Jubilant Foodworks just put out their quarterly results for March FY21 and they were pretty impressive, considering the pandemic. So we thought we’d take a look at the company and map their journey over the past few years.
The Story
Jubilant Foodworks (JFL) is the master franchise holder of Domino’s in India. Meaning, they hold exclusive rights to sell and market the US-based Domino’s Pizza in the country. And boy have they done it well!
They are the biggest Quick Service Restaurant (QSR) in the country. They sell millions of pizzas every month. They have 1360 outlets to their name. They operate in 282 cities, make revenues to the tune of 4,000 crores, and profits to the tune of 300 crores every year. All this in a span of 24 years.
But it wasn’t always like this.
When they opened up their first Domino’s outlet back in 1996, pizzas weren’t exactly all the rage. Middle-income consumers still thought of them as esoteric meals and most people simply weren’t willing to spend ludicrous amounts of money on foreign pizza (which was the popular perception at the time).

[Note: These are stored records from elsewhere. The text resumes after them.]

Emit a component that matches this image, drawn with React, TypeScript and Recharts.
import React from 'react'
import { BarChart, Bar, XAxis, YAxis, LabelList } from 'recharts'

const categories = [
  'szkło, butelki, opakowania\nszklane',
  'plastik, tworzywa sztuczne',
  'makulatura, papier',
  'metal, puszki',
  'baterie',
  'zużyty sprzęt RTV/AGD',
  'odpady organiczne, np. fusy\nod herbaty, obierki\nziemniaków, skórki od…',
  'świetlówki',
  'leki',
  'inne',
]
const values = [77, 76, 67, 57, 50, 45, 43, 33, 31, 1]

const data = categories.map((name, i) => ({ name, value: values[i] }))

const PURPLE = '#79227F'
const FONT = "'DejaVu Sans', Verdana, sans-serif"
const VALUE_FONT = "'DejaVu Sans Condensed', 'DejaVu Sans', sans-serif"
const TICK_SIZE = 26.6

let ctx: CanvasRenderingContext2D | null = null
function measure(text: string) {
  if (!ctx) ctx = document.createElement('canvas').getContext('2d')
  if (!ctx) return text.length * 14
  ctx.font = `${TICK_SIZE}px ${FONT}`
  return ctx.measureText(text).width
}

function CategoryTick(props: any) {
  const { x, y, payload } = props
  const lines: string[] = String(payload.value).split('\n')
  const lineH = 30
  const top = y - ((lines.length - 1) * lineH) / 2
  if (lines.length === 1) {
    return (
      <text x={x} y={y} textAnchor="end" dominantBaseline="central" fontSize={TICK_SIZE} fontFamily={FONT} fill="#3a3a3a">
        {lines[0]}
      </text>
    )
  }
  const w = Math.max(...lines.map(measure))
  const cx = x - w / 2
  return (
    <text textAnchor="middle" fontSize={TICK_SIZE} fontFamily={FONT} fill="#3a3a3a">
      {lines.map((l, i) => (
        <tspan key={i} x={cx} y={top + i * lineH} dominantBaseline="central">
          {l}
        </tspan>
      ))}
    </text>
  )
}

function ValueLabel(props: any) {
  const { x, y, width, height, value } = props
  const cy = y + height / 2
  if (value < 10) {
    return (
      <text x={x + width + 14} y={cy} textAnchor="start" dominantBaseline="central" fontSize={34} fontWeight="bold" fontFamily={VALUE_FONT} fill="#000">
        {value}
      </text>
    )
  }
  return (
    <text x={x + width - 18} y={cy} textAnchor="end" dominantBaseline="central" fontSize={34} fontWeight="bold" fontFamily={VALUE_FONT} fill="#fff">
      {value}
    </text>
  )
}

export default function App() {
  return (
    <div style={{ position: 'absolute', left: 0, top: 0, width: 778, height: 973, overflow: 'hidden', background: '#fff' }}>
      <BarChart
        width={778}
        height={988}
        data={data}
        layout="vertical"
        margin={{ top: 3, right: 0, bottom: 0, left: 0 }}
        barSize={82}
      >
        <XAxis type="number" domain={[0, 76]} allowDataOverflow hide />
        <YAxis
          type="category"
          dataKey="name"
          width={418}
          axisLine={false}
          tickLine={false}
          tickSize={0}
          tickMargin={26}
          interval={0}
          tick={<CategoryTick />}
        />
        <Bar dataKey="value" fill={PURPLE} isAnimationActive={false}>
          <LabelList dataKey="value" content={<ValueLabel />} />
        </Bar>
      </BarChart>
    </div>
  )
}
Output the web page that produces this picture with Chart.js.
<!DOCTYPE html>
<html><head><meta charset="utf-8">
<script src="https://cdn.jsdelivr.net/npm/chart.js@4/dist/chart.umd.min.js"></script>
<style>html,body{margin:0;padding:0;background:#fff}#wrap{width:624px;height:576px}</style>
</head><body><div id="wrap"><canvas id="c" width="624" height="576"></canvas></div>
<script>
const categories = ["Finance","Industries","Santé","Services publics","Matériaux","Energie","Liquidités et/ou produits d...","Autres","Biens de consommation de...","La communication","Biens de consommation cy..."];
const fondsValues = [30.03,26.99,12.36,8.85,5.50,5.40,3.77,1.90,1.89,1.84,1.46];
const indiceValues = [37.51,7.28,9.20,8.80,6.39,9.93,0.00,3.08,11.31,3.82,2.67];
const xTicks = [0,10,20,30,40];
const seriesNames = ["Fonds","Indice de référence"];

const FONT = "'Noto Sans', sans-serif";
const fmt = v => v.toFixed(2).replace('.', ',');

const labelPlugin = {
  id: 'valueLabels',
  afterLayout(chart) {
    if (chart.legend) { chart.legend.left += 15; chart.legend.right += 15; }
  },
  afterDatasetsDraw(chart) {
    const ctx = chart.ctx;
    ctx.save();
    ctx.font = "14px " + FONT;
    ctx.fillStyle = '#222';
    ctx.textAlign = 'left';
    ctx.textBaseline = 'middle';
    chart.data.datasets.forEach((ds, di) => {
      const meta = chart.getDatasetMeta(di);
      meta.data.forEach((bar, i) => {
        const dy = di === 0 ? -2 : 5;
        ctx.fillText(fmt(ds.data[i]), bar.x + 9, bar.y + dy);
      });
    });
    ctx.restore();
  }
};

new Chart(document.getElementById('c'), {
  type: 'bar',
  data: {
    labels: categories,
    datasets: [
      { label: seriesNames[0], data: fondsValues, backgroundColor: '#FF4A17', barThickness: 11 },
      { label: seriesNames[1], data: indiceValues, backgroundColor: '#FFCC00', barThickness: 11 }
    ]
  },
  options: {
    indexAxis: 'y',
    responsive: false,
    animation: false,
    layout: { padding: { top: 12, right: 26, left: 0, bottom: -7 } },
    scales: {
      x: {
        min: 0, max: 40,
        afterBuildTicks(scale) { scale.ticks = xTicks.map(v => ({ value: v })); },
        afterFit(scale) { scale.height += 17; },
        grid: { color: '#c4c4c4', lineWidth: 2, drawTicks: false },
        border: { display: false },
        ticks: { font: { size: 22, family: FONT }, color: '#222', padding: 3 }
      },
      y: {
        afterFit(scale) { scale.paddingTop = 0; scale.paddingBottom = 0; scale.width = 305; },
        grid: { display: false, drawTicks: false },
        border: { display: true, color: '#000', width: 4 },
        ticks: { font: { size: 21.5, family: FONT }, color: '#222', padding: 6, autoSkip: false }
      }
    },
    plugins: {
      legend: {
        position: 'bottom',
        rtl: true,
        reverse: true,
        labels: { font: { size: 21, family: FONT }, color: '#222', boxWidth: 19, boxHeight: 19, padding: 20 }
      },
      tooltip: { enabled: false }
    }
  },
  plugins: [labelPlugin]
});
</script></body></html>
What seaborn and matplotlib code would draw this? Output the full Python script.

But then in the late 2000s, the perception began to shift. Domino’s began introducing more affordable alternatives and they introduced the 30-minute challenge. Most people at the time didn’t think it would work. After all, how on earth can a restaurant promise to deliver a fully cooked pizza in under 30 minutes while plying the busy streets of India. But JFL had planned things out. They streamlined their order management systems. Pizza’s came out of the oven in under 15 minutes. Local staff knew the areas like the back of their hands. And they even had trial runs to figure out how to optimize delivery times.
They actually managed to do the unthinkable and in the process drew lakhs of new customers. This paved the way for unbridled expansion at the time.
And expansion…
Well, it’s a good thing.
Until that is, it becomes a bad thing.
…
Between 2012 and 2017, JFL went on an expansion spree like no other. They doubled their store count in just five years — from 576 unique stores in FY13 to 1117 in FY17. That’s an average of 108 new outlets each year. For context, no other Quick Service Restaurant had ever done this before. And soon enough, cracks began to appear.
First, there was cannibalization. When you expand at this pace, it’s likely that you’ll have new stores crop up closer to the older stores. And if you have too many stores in the general vicinity, it’s likely that they will eat into each other's sales. In fact, you don’t even have to speculate about the veracity of these claims. You could simply look at a metric called SSSG — Same-Store Sales Growth and it works like this. If you have a store operating for more than a year, you can look at how it’s performing and you can tell a lot about how these older stores do once they’re fully up and running. So effectively you’re only looking at growth coming in from stores older than one year. And JFL's SSSG was dropping each year — from around 20–25% in FY13 to a negative 2% in FY17.
So when established stores stop generating new money, you’ll inevitably see it reflect in the financials. Between FY13 and FY17, revenue growth remained muted and yet, all the other costs associated with running the company kept adding up. All in all, the company’s operating margin declined from 17% to 9% during the same period and profits fell 40%. It was so bad that top executives were leaving by the bunch, including the CEO himself.
But then, a ray of hope.
A new CEO stepped in and switched things up a bit. Loss-making outlets were shut. New stores only came up to replace old ones and they went slow with expansion. From 100 new outlets each year, JFL scaled down to opening 30–40 outlets every year. They also focused on the products — Pizzas got better, the toppings improved and they began offering more value deals to customers. Soon SSSG was back on track and the company increased its profit by a whopping 230% in FY18.
And sure, the pandemic left a bad taste. But then the company recovered pretty quickly. During the first wave, most stores had to shut shop and JFL took a big hit on their financials. They lost 70 crores between April and June 2020. However, as India began opening up, JFL ramped up its takeaway and online operations pretty quickly, and by the last quarter of FY2021, net profits had jumped threefold.
So yeah, JFL has shown some grit during these last few years. And while their other brands including Dunkin Donuts may not have outperformed in ways that people expected, their core brand is still chugging along pretty well.